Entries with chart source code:
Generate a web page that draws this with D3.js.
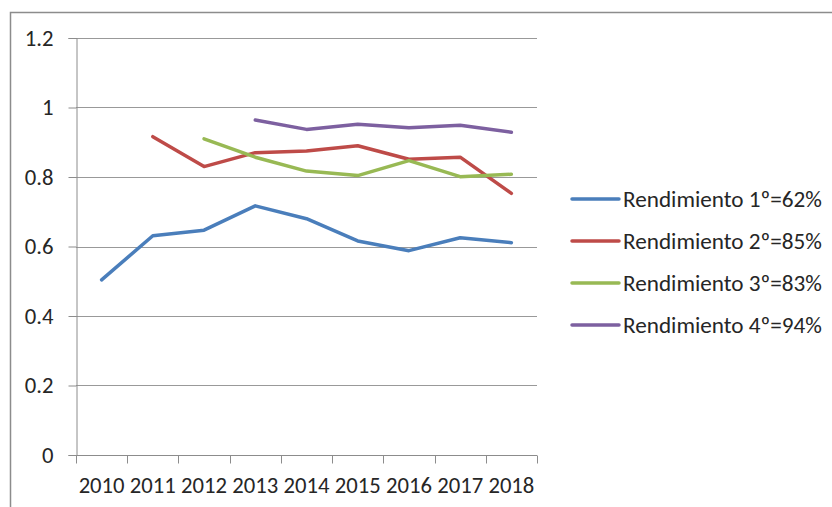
<!DOCTYPE html>
<html>
<head>
<meta charset="utf-8">
<script src="https://cdn.jsdelivr.net/npm/d3@7"></script>
<style>
  html, body { margin: 0; padding: 0; background: #fff; }
  svg { display: block; }
  text { font-family: Carlito, Calibri, Lato, "Open Sans", sans-serif; fill: #262626; }
</style>
</head>
<body>
<script>
const years = ["2010","2011","2012","2013","2014","2015","2016","2017","2018"];
const serie1 = [0.504, 0.631, 0.647, 0.717, 0.680, 0.616, 0.588, 0.625, 0.611];
const serie2 = [null, 0.916, 0.830, 0.870, 0.875, 0.890, 0.851, 0.857, 0.753];
const serie3 = [null, null, 0.910, 0.857, 0.817, 0.804, 0.847, 0.801, 0.808];
const serie4 = [null, null, null, 0.964, 0.937, 0.952, 0.942, 0.949, 0.929];
const seriesNames = ["Rendimiento 1º=62%", "Rendimiento 2º=85%", "Rendimiento 3º=83%", "Rendimiento 4º=94%"];
const seriesColors = ["#4A7EBB", "#BE4B48", "#98B954", "#7D60A0"];
const yTicks = [0, 0.2, 0.4, 0.6, 0.8, 1, 1.2];
const yTickLabels = ["0", "0.2", "0.4", "0.6", "0.8", "1", "1.2"];

(function () {
const W = 832, H = 507;
const svg = d3.select("body").append("svg").attr("width", W).attr("height", H);

// chart frame
svg.append("rect").attr("x", 10.5).attr("y", 12.5).attr("width", 840).attr("height", 520)
  .attr("fill", "none").attr("stroke", "#8c8c8c").attr("stroke-width", 1.5);

const pL = 76, pR = 537, pT = 38, pB = 455;
const x = d3.scaleBand().domain(years).range([pL, pR]);
const y = d3.scaleLinear().domain([0, 1.2]).range([pB, pT]);

// gridlines
svg.append("g").selectAll("line").data(yTicks.filter(d => d > 0)).join("line")
  .attr("x1", pL).attr("x2", pR)
  .attr("y1", d => Math.round(y(d)) + 0.5).attr("y2", d => Math.round(y(d)) + 0.5)
  .attr("stroke", "#999").attr("stroke-width", 1);

// y axis
const yAxis = svg.append("g").attr("transform", `translate(${pL + 0.5},0)`)
  .call(d3.axisLeft(y).tickValues(yTicks).tickFormat((d, i) => yTickLabels[i]).tickSize(8).tickPadding(15));
yAxis.select(".domain").attr("stroke", "#8c8c8c");
yAxis.selectAll(".tick line").attr("stroke", "#8c8c8c");
yAxis.selectAll("text").attr("font-size", 19).attr("fill", "#262626");

// x axis: ticks between categories
const xAxisG = svg.append("g").attr("transform", `translate(0,${pB + 0.5})`);
xAxisG.append("line").attr("x1", pL).attr("x2", pR).attr("stroke", "#8c8c8c");
const bounds = years.map(d => x(d)).concat([pR]);
xAxisG.selectAll("line.tk").data(bounds).join("line").attr("class", "tk")
  .attr("x1", d => Math.round(d) + 0.5).attr("x2", d => Math.round(d) + 0.5)
  .attr("y1", 0).attr("y2", 8).attr("stroke", "#8c8c8c");
const xl = xAxisG.selectAll("text").data(years).join("text")
  .attr("x", d => x(d) + x.bandwidth() / 2).attr("y", 37)
  .attr("text-anchor", "middle").attr("font-size", 19).text(d => d);
const w0 = xl.node().getComputedTextLength();
const fsx = 19 * 46 / w0;
xl.attr("font-size", fsx);
yAxis.selectAll("text").attr("font-size", fsx);

// lines
const allSeries = [serie1, serie2, serie3, serie4];
const line = d3.line()
  .defined(d => d.v !== null)
  .x(d => x(d.year) + x.bandwidth() / 2)
  .y(d => y(d.v));
allSeries.forEach((s, i) => {
  const data = years.map((yr, j) => ({ year: yr, v: s[j] }));
  svg.append("path").datum(data).attr("d", line)
    .attr("fill", "none").attr("stroke", seriesColors[i])
    .attr("stroke-width", 3.5).attr("stroke-linejoin", "round").attr("stroke-linecap", "round");
});

// legend
const legY = [199, 241, 283, 325];
const lg = svg.append("g");
seriesNames.forEach((name, i) => {
  lg.append("line").attr("x1", 572).attr("x2", 619).attr("y1", legY[i]).attr("y2", legY[i])
    .attr("stroke", seriesColors[i]).attr("stroke-width", 3.5).attr("stroke-linecap", "round");
  const t = lg.append("text").attr("x", 623).attr("y", legY[i]).attr("dy", "0.35em")
    .attr("font-size", 19).text(name);
  const w = t.node().getComputedTextLength();
  t.attr("font-size", 19 * 199 / w);
});
})();
</script>
</body>
</html>
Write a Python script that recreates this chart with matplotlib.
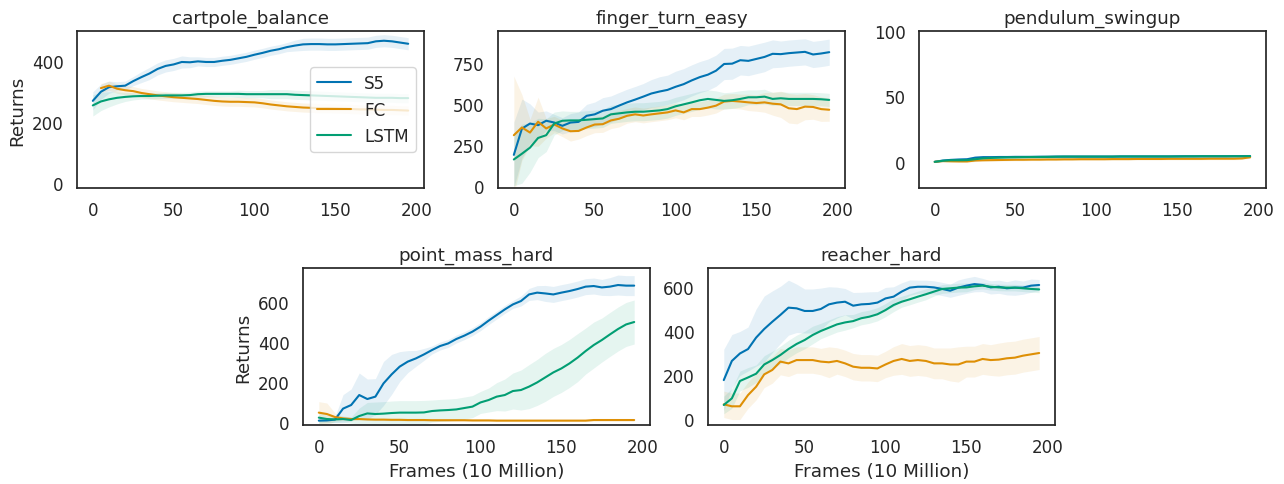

What is being asked: Keep the pictures out of the copy and return the rest of the data above exactly.

Correct answer:
Generate a web page that draws this with D3.js.
<!DOCTYPE html>
<html>
<head>
<meta charset="utf-8">
<script src="https://cdn.jsdelivr.net/npm/d3@7"></script>
<style>
  html, body { margin: 0; padding: 0; background: #fff; }
  svg { display: block; }
  text { font-family: Carlito, Calibri, Lato, "Open Sans", sans-serif; fill: #262626; }
</style>
</head>
<body>
<script>
const years = ["2010","2011","2012","2013","2014","2015","2016","2017","2018"];
const serie1 = [0.504, 0.631, 0.647, 0.717, 0.680, 0.616, 0.588, 0.625, 0.611];
const serie2 = [null, 0.916, 0.830, 0.870, 0.875, 0.890, 0.851, 0.857, 0.753];
const serie3 = [null, null, 0.910, 0.857, 0.817, 0.804, 0.847, 0.801, 0.808];
const serie4 = [null, null, null, 0.964, 0.937, 0.952, 0.942, 0.949, 0.929];
const seriesNames = ["Rendimiento 1º=62%", "Rendimiento 2º=85%", "Rendimiento 3º=83%", "Rendimiento 4º=94%"];
const seriesColors = ["#4A7EBB", "#BE4B48", "#98B954", "#7D60A0"];
const yTicks = [0, 0.2, 0.4, 0.6, 0.8, 1, 1.2];
const yTickLabels = ["0", "0.2", "0.4", "0.6", "0.8", "1", "1.2"];

(function () {
const W = 832, H = 507;
const svg = d3.select("body").append("svg").attr("width", W).attr("height", H);

// chart frame
svg.append("rect").attr("x", 10.5).attr("y", 12.5).attr("width", 840).attr("height", 520)
  .attr("fill", "none").attr("stroke", "#8c8c8c").attr("stroke-width", 1.5);

const pL = 76, pR = 537, pT = 38, pB = 455;
const x = d3.scaleBand().domain(years).range([pL, pR]);
const y = d3.scaleLinear().domain([0, 1.2]).range([pB, pT]);

// gridlines
svg.append("g").selectAll("line").data(yTicks.filter(d => d > 0)).join("line")
  .attr("x1", pL).attr("x2", pR)
  .attr("y1", d => Math.round(y(d)) + 0.5).attr("y2", d => Math.round(y(d)) + 0.5)
  .attr("stroke", "#999").attr("stroke-width", 1);

// y axis
const yAxis = svg.append("g").attr("transform", `translate(${pL + 0.5},0)`)
  .call(d3.axisLeft(y).tickValues(yTicks).tickFormat((d, i) => yTickLabels[i]).tickSize(8).tickPadding(15));
yAxis.select(".domain").attr("stroke", "#8c8c8c");
yAxis.selectAll(".tick line").attr("stroke", "#8c8c8c");
yAxis.selectAll("text").attr("font-size", 19).attr("fill", "#262626");

// x axis: ticks between categories
const xAxisG = svg.append("g").attr("transform", `translate(0,${pB + 0.5})`);
xAxisG.append("line").attr("x1", pL).attr("x2", pR).attr("stroke", "#8c8c8c");
const bounds = years.map(d => x(d)).concat([pR]);
xAxisG.selectAll("line.tk").data(bounds).join("line").attr("class", "tk")
  .attr("x1", d => Math.round(d) + 0.5).attr("x2", d => Math.round(d) + 0.5)
  .attr("y1", 0).attr("y2", 8).attr("stroke", "#8c8c8c");
const xl = xAxisG.selectAll("text").data(years).join("text")
  .attr("x", d => x(d) + x.bandwidth() / 2).attr("y", 37)
  .attr("text-anchor", "middle").attr("font-size", 19).text(d => d);
const w0 = xl.node().getComputedTextLength();
const fsx = 19 * 46 / w0;
xl.attr("font-size", fsx);
yAxis.selectAll("text").attr("font-size", fsx);

// lines
const allSeries = [serie1, serie2, serie3, serie4];
const line = d3.line()
  .defined(d => d.v !== null)
  .x(d => x(d.year) + x.bandwidth() / 2)
  .y(d => y(d.v));
allSeries.forEach((s, i) => {
  const data = years.map((yr, j) => ({ year: yr, v: s[j] }));
  svg.append("path").datum(data).attr("d", line)
    .attr("fill", "none").attr("stroke", seriesColors[i])
    .attr("stroke-width", 3.5).attr("stroke-linejoin", "round").attr("stroke-linecap", "round");
});

// legend
const legY = [199, 241, 283, 325];
const lg = svg.append("g");
seriesNames.forEach((name, i) => {
  lg.append("line").attr("x1", 572).attr("x2", 619).attr("y1", legY[i]).attr("y2", legY[i])
    .attr("stroke", seriesColors[i]).attr("stroke-width", 3.5).attr("stroke-linecap", "round");
  const t = lg.append("text").attr("x", 623).attr("y", legY[i]).attr("dy", "0.35em")
    .attr("font-size", 19).text(name);
  const w = t.node().getComputedTextLength();
  t.attr("font-size", 19 * 199 / w);
});
})();
</script>
</body>
</html>
Write a Python script that recreates this chart with matplotlib.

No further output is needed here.